SuccessfulKoala55 To be more specific, I mean situations when training is long and its parts can be parallelized in some way like in Spark or Dask. I suspect that such functionality is framework-specific and it's hard to believe it is in focus on ClearML that is more or less framework-agnostic. On the other hand, ClearML has many integrations with concrete frameworks. So I'd like to understand whether there is any kind of support on general ClearML level or as a part of integrations with frameworks
Thanks HelpfulHare30 , I would love know know what you find out, please feel free to share 🙂
Hi AgitatedDove14 . Thank you. Yes. Pipeline means and clearml-agent on environment that runs some parallelization framework are options. I'll look in this direction
Hi HelpfulHare30
I mean situations when training is long and its parts can be parallelized in some way like in Spark or Dask
Yes that makes sense, with both the function we are paralleling usually bottle-necked in both data & cpu, and both frameworks try to split & stream the data.

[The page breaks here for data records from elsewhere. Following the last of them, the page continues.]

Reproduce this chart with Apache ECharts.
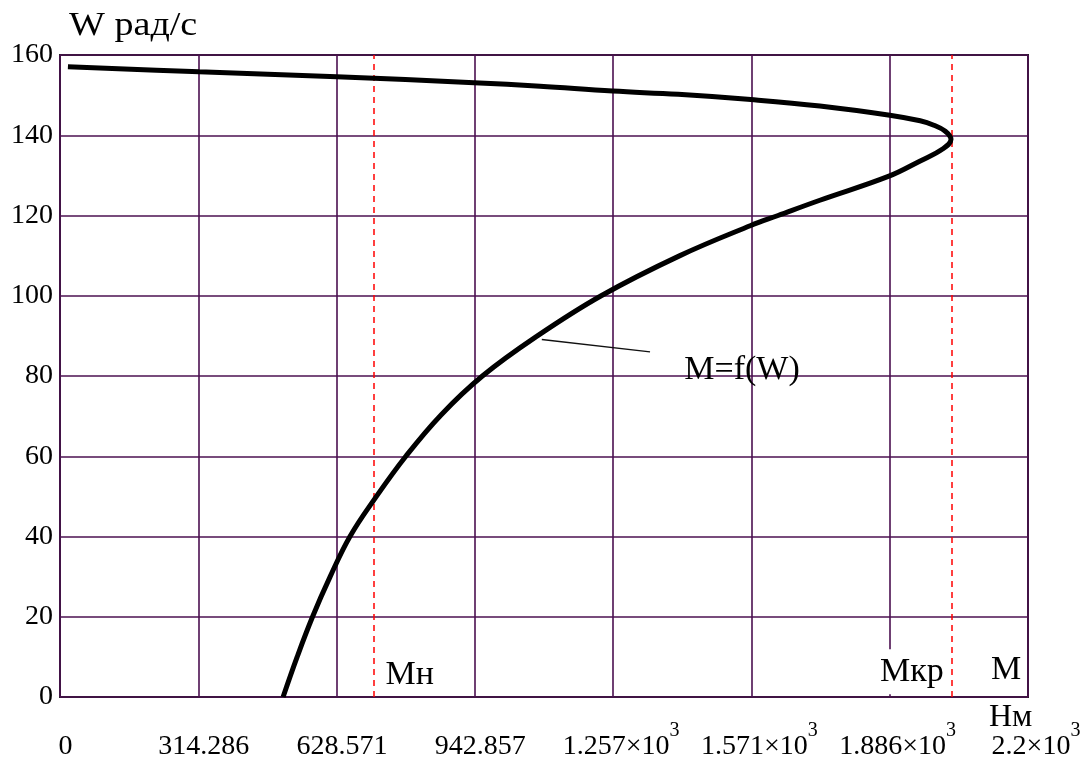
<!DOCTYPE html>
<html>
<head>
<meta charset="utf-8">
<script src="https://cdn.jsdelivr.net/npm/echarts@6/dist/echarts.min.js"></script>
<style>
  html, body { margin: 0; padding: 0; background: #fff; }
  #chart { width: 1092px; height: 760px; }
</style>
</head>
<body>
<div id="chart"></div>
<script>
  // M (Нм) vs W (рад/с) (lower branch, tip, upper branch)
  var curveM = [507, 539, 574, 614, 659, 716, 786, 866, 960, 1085, 1230, 1409, 1570, 1632, 1727, 1884, 1955, 2005, 2025,
                2012, 1986, 1955, 1886, 1727, 1570, 1405, 1256, 1091, 941, 629, 316, 18];
  var curveW = [0, 10, 20, 30, 40, 49.5, 60, 70.3, 80, 90, 100, 110, 117.5, 120, 123.8, 129.8, 133.6, 136.5, 139,
                141, 142.5, 143.6, 145, 147.3, 148.9, 150.2, 151, 152.2, 153.1, 154.6, 155.8, 157.1];

  var xTickLabels = ['0', '314.286', '628.571', '942.857', '1.257×10', '1.571×10', '1.886×10', '2.2×10'];
  var xTickPower = ['', '', '', '', '3', '3', '3', '3'];
  var xMax = 2200;
  var yTicks = [0, 20, 40, 60, 80, 100, 120, 140, 160];

  var markerM = [713, 2026];          // Mн, Mкр
  var leaderM = [1095, 1341];
  var leaderW = [89.1, 86.0];

  var noteText = ['Mн', 'Mкр', 'M', 'M=f(W)'];
  var noteM = [795, 1936, 2150, 1550];
  var noteW = [5.5, 6.3, 6.7, 81.5];

  var serif = '"Liberation Serif", "DejaVu Serif", serif';
  var step = xMax / 7;
  var gridColor = '#4b1050';

  var chart = echarts.init(document.getElementById('chart'));
  chart.setOption({
    backgroundColor: '#ffffff',
    animation: false,
    grid: {
      left: 60,
      right: 64,
      top: 55,
      bottom: 63,
      containLabel: false,
      outerBoundsMode: 'none',
      show: true,
      borderColor: '#222',
      borderWidth: 2
    },
    graphic: [{
      type: 'text',
      left: 69,
      top: 9,
      scaleX: 1.12,
      style: { text: 'W рад/с', font: '34px ' + serif, fill: '#000' }
    }, {
      type: 'text',
      left: 989,
      top: 702,
      style: { text: 'Нм', font: '32px ' + serif, fill: '#000' }
    }],
    xAxis: {
      type: 'value',
      min: 0,
      max: xMax,
      interval: step,
      axisLine: { show: false },
      axisTick: { show: false },
      axisLabel: {
        margin: 20,
        padding: [0, 0, 0, 16],
        showMaxLabel: true,
        formatter: function (v) {
          var i = Math.round(v / step);
          return '{n|' + xTickLabels[i] + '}{s|' + (xTickPower[i] || ' ') + '}';
        },
        rich: {
          n: { fontFamily: serif, fontSize: 28, color: '#000', padding: [16, 0, 0, 0] },
          s: { fontFamily: serif, fontSize: 20, color: '#000', padding: [0, 0, 16, 0] }
        }
      },
      splitLine: { lineStyle: { color: gridColor, width: 1.6 } }
    },
    yAxis: {
      type: 'value',
      min: yTicks[0],
      max: yTicks[yTicks.length - 1],
      interval: 20,
      axisLine: { show: false },
      axisTick: { show: false },
      axisLabel: { margin: 7, color: '#000', fontFamily: serif, fontSize: 28, padding: [3, 0, 0, 0] },
      splitLine: { lineStyle: { color: gridColor, width: 1.6 } }
    },
    series: [{
      name: 'M=f(W)',
      type: 'line',
      smooth: 0.4,
      showSymbol: false,
      lineStyle: { color: '#000', width: 5 },
      data: curveM.map(function (m, i) { return [m, curveW[i]]; }),
      markLine: {
        silent: true,
        symbol: 'none',
        label: { show: false },
        lineStyle: { color: '#ff0000', type: [6, 5], width: 1.5 },
        data: markerM.map(function (m) { return { xAxis: m }; })
      },
      z: 5
    }, {
      type: 'line',
      showSymbol: false,
      lineStyle: { color: '#111', width: 1.4 },
      data: leaderM.map(function (m, i) { return [m, leaderW[i]]; }),
      z: 4
    }, {
      type: 'scatter',
      symbolSize: 0,
      silent: true,
      itemStyle: { opacity: 1 },
      data: noteM.map(function (m, i) {
        var item = { value: [m, noteW[i]], name: noteText[i] };
        if (noteText[i] === 'Mкр') {
          item.label = { backgroundColor: '#fff', padding: [2, 2, 9, 2] };
        }
        return item;
      }),
      label: {
        show: true,
        position: 'inside',
        formatter: '{b}',
        color: '#000',
        opacity: 1,
        fontFamily: serif,
        fontSize: 34
      },
      z: 6
    }]
  });
</script>
</body>
</html>
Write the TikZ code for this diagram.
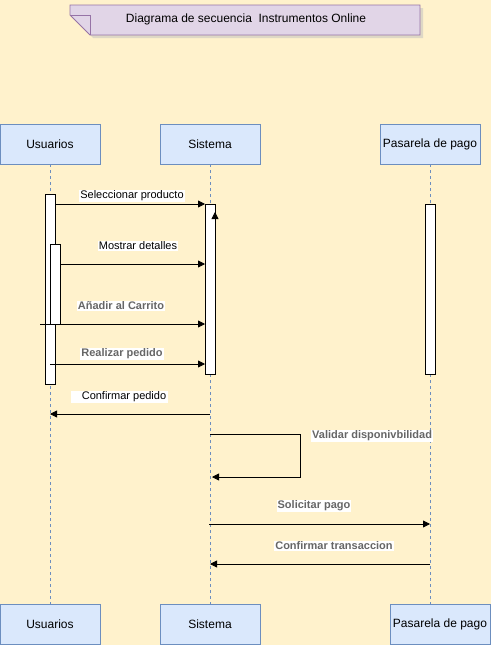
\documentclass[tikz,border=0pt]{standalone}
\usepackage{fontspec}
\setmainfont{Liberation Sans}
\usetikzlibrary{arrows.meta}
\definecolor{bgy}{HTML}{FFF2CC}
\definecolor{lblue}{HTML}{DAE8FC}
\definecolor{sblue}{HTML}{6C8EBF}
\definecolor{lpurp}{HTML}{E1D5E7}
\definecolor{spurp}{HTML}{9673A6}
\definecolor{gtext}{HTML}{666666}
\tikzset{
  actor/.style={draw=sblue, fill=lblue, minimum width=100pt, minimum height=40pt, font=\fontsize{12}{14}\selectfont, inner sep=0pt},
  life/.style={draw=sblue, dash pattern=on 3pt off 3pt, line width=0.6pt},
  actbar/.style={draw=black, fill=white, line width=0.8pt},
  msg/.style={draw=black, line width=0.8pt, -{Triangle[length=7pt,width=7pt]}},
  lbl/.style={fill=white, inner sep=1pt, font=\fontsize{11}{13}\selectfont},
  glbl/.style={lbl, text=gtext, font=\fontsize{11}{13}\selectfont\bfseries},
}
\begin{document}
\begin{tikzpicture}[x=1pt,y=-1pt]
\useasboundingbox (0,0) rectangle (491,645);
\fill[bgy] (0,0) rectangle (491,645);
% title note
\fill[black!25, opacity=0.5] (73,8) -- (423,8) -- (423,38) -- (93,38) -- (73,18) -- cycle;
\filldraw[fill=lpurp, draw=spurp, line width=0.8pt] (70,5) -- (420,5) -- (420,35) -- (90,35) -- (70,15) -- cycle;
\draw[spurp, line width=0.8pt] (70,15) -- (90,15) -- (90,35);
\node[font=\fontsize{12}{14}\selectfont] (title) at (246,19.5) {Diagrama de secuencia\ \ Instrumentos Online};
% actors
\node[actor] (u1) at (50,144) {Usuarios};
\node[actor] (s1) at (210,144) {Sistema};
\node[actor] (p1) at (430,144) {Pasarela de pago};
\node[actor] (u2) at (50,624) {Usuarios};
\node[actor] (s2) at (210,624) {Sistema};
\node[actor] (p2) at (440,624) {Pasarela de pago};
% lifelines
\draw[life] (u1.south) -- (u2.north);
\draw[life] (s1.south) -- (s2.north);
\coordinate (pb) at (430,604);
\draw[life] (p1.south) -- (pb);
% activation bars
\filldraw[actbar] (45,194) rectangle (55,384);
\filldraw[actbar] (50,244) rectangle (60,324);
\filldraw[actbar] (205,204) rectangle (215,374);
\filldraw[actbar] (425,204) rectangle (435,374);
\draw[msg] (215,300) -- (215,212);
% coordinates
\coordinate (a1) at (55,204); \coordinate (b1) at (205,204);
\coordinate (a2) at (60,264); \coordinate (b2) at (205,264);
\coordinate (a3) at (40,324); \coordinate (b3) at (205,324);
\coordinate (a4) at (50,364); \coordinate (b4) at (205,364);
\coordinate (a5) at (210,414); \coordinate (b5) at (50,414);
\coordinate (a6) at (210,434); \coordinate (b6) at (212,477);
\coordinate (a7) at (209,524); \coordinate (b7) at (430,524);
\coordinate (a8) at (430,564); \coordinate (b8) at (210,564);
% messages
\draw[msg] (a1) -- (b1);
\node[lbl] (l1) at (132,196) {Seleccionar producto};
\draw[msg] (a2) -- (b2);
\node[lbl] (l2) at (138,246) {Mostrar detalles};
\draw[msg] (a3) -- (b3);
\node[glbl] (l3) at (121,306) {Añadir al Carrito};
\draw[msg] (a4) -- (b4);
\node[glbl] (l4) at (122,354) {Realizar pedido};
\draw[msg] (a5) -- (b5);
\node[lbl, minimum width=97pt] (l5) at (119,397) {\hspace{10pt}Confirmar pedido};
\draw[msg] (a6) -- (300,434) -- (300,477) -- (b6);
\node[glbl, anchor=west] (l6) at (311,436) {Validar disponivbilidad};
\draw[msg] (a7) -- (b7);
\node[glbl] (l7) at (314,506) {Solicitar pago};
\draw[msg] (a8) -- (b8);
\node[glbl] (l8) at (334,546) {Confirmar transaccion};
\end{tikzpicture}
\end{document}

ClearML does not do data split & stream, but what you can do is launch multiple Tasks from a single "controller" and collect the results. I think that one of the main differences is that a ClearML Task is usually a "repository" i.e. code + environment that is sometimes quite complex, where as Dash/Spark kind of assume the heavy lifting is done for them and they take care of splitting the data and pinning processes.
Does that make sense ?
What I'm thinking is maybe a ClearML Task that launch a dash/spark client, would that work for you? (using clearml to scheduling compute and setup env, and spark/dask for data access)
Hi HelpfulHare30 ,
What exactly are you referring to? Do you mean multiple machines running multiple experiments or multiple machines running a specific experiment?